◆ What you will do ◆
Omit all images. Transcribe the rest of the material below exactly.

------ Source data

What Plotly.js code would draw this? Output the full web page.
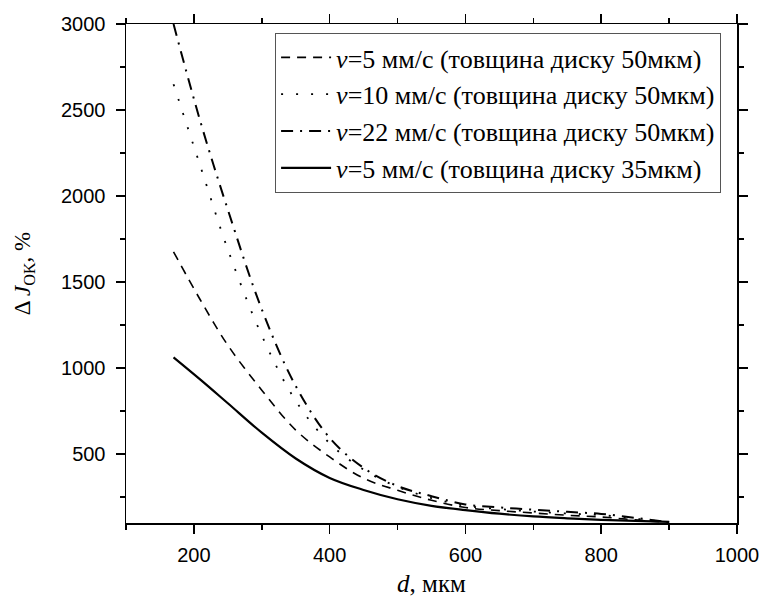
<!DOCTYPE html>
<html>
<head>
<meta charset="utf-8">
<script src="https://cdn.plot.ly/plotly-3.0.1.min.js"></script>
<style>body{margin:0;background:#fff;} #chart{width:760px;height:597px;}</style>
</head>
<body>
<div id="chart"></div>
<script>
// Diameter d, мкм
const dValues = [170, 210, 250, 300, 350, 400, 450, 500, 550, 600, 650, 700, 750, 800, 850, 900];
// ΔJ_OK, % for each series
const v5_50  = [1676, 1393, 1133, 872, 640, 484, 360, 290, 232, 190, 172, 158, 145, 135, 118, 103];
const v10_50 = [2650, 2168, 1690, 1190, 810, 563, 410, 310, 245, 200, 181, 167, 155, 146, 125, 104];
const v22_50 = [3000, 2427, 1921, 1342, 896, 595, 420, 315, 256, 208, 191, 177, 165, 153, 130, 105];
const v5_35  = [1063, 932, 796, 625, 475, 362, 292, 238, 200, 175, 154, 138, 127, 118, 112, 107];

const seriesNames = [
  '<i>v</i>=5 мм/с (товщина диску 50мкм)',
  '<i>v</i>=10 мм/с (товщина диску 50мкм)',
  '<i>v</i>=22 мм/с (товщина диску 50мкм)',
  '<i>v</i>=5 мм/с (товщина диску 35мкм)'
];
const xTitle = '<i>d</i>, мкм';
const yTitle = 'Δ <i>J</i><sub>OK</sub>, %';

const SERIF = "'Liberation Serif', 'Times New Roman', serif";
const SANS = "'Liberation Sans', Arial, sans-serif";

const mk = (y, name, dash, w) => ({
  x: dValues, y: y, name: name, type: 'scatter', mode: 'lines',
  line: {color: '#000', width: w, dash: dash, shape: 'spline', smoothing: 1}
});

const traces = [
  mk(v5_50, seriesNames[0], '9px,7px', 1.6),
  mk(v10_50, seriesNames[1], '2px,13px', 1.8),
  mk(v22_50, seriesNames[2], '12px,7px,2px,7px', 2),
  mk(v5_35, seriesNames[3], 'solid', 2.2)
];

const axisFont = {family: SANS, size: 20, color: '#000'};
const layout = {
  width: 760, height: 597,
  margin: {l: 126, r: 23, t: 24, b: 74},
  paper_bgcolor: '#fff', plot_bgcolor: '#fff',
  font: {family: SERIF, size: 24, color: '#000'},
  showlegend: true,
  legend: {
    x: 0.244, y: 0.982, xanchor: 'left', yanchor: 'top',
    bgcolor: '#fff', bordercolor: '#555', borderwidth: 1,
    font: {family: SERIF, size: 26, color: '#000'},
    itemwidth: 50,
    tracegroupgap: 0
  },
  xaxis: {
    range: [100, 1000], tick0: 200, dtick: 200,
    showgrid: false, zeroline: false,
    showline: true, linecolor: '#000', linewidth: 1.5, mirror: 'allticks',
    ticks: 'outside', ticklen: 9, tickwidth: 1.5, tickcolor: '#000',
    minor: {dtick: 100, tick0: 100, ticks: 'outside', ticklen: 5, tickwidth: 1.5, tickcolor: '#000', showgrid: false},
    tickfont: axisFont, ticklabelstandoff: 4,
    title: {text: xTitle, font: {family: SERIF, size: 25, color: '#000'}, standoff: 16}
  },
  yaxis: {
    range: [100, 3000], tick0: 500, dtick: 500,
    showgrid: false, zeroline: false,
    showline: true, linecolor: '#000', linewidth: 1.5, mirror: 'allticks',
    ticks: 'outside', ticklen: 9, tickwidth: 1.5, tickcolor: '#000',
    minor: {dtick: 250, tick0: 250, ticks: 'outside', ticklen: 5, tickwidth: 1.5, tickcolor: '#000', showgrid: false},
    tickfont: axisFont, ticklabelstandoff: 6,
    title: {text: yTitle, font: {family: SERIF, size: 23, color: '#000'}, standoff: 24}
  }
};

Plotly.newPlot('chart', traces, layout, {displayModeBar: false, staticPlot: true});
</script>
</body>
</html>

------------

◆ Complete answer ◆
What Plotly.js code would draw this? Output the full web page.
<!DOCTYPE html>
<html>
<head>
<meta charset="utf-8">
<script src="https://cdn.plot.ly/plotly-3.0.1.min.js"></script>
<style>body{margin:0;background:#fff;} #chart{width:760px;height:597px;}</style>
</head>
<body>
<div id="chart"></div>
<script>
// Diameter d, мкм
const dValues = [170, 210, 250, 300, 350, 400, 450, 500, 550, 600, 650, 700, 750, 800, 850, 900];
// ΔJ_OK, % for each series
const v5_50  = [1676, 1393, 1133, 872, 640, 484, 360, 290, 232, 190, 172, 158, 145, 135, 118, 103];
const v10_50 = [2650, 2168, 1690, 1190, 810, 563, 410, 310, 245, 200, 181, 167, 155, 146, 125, 104];
const v22_50 = [3000, 2427, 1921, 1342, 896, 595, 420, 315, 256, 208, 191, 177, 165, 153, 130, 105];
const v5_35  = [1063, 932, 796, 625, 475, 362, 292, 238, 200, 175, 154, 138, 127, 118, 112, 107];

const seriesNames = [
  '<i>v</i>=5 мм/с (товщина диску 50мкм)',
  '<i>v</i>=10 мм/с (товщина диску 50мкм)',
  '<i>v</i>=22 мм/с (товщина диску 50мкм)',
  '<i>v</i>=5 мм/с (товщина диску 35мкм)'
];
const xTitle = '<i>d</i>, мкм';
const yTitle = 'Δ <i>J</i><sub>OK</sub>, %';

const SERIF = "'Liberation Serif', 'Times New Roman', serif";
const SANS = "'Liberation Sans', Arial, sans-serif";

const mk = (y, name, dash, w) => ({
  x: dValues, y: y, name: name, type: 'scatter', mode: 'lines',
  line: {color: '#000', width: w, dash: dash, shape: 'spline', smoothing: 1}
});

const traces = [
  mk(v5_50, seriesNames[0], '9px,7px', 1.6),
  mk(v10_50, seriesNames[1], '2px,13px', 1.8),
  mk(v22_50, seriesNames[2], '12px,7px,2px,7px', 2),
  mk(v5_35, seriesNames[3], 'solid', 2.2)
];

const axisFont = {family: SANS, size: 20, color: '#000'};
const layout = {
  width: 760, height: 597,
  margin: {l: 126, r: 23, t: 24, b: 74},
  paper_bgcolor: '#fff', plot_bgcolor: '#fff',
  font: {family: SERIF, size: 24, color: '#000'},
  showlegend: true,
  legend: {
    x: 0.244, y: 0.982, xanchor: 'left', yanchor: 'top',
    bgcolor: '#fff', bordercolor: '#555', borderwidth: 1,
    font: {family: SERIF, size: 26, color: '#000'},
    itemwidth: 50,
    tracegroupgap: 0
  },
  xaxis: {
    range: [100, 1000], tick0: 200, dtick: 200,
    showgrid: false, zeroline: false,
    showline: true, linecolor: '#000', linewidth: 1.5, mirror: 'allticks',
    ticks: 'outside', ticklen: 9, tickwidth: 1.5, tickcolor: '#000',
    minor: {dtick: 100, tick0: 100, ticks: 'outside', ticklen: 5, tickwidth: 1.5, tickcolor: '#000', showgrid: false},
    tickfont: axisFont, ticklabelstandoff: 4,
    title: {text: xTitle, font: {family: SERIF, size: 25, color: '#000'}, standoff: 16}
  },
  yaxis: {
    range: [100, 3000], tick0: 500, dtick: 500,
    showgrid: false, zeroline: false,
    showline: true, linecolor: '#000', linewidth: 1.5, mirror: 'allticks',
    ticks: 'outside', ticklen: 9, tickwidth: 1.5, tickcolor: '#000',
    minor: {dtick: 250, tick0: 250, ticks: 'outside', ticklen: 5, tickwidth: 1.5, tickcolor: '#000', showgrid: false},
    tickfont: axisFont, ticklabelstandoff: 6,
    title: {text: yTitle, font: {family: SERIF, size: 23, color: '#000'}, standoff: 24}
  }
};

Plotly.newPlot('chart', traces, layout, {displayModeBar: false, staticPlot: true});
</script>
</body>
</html>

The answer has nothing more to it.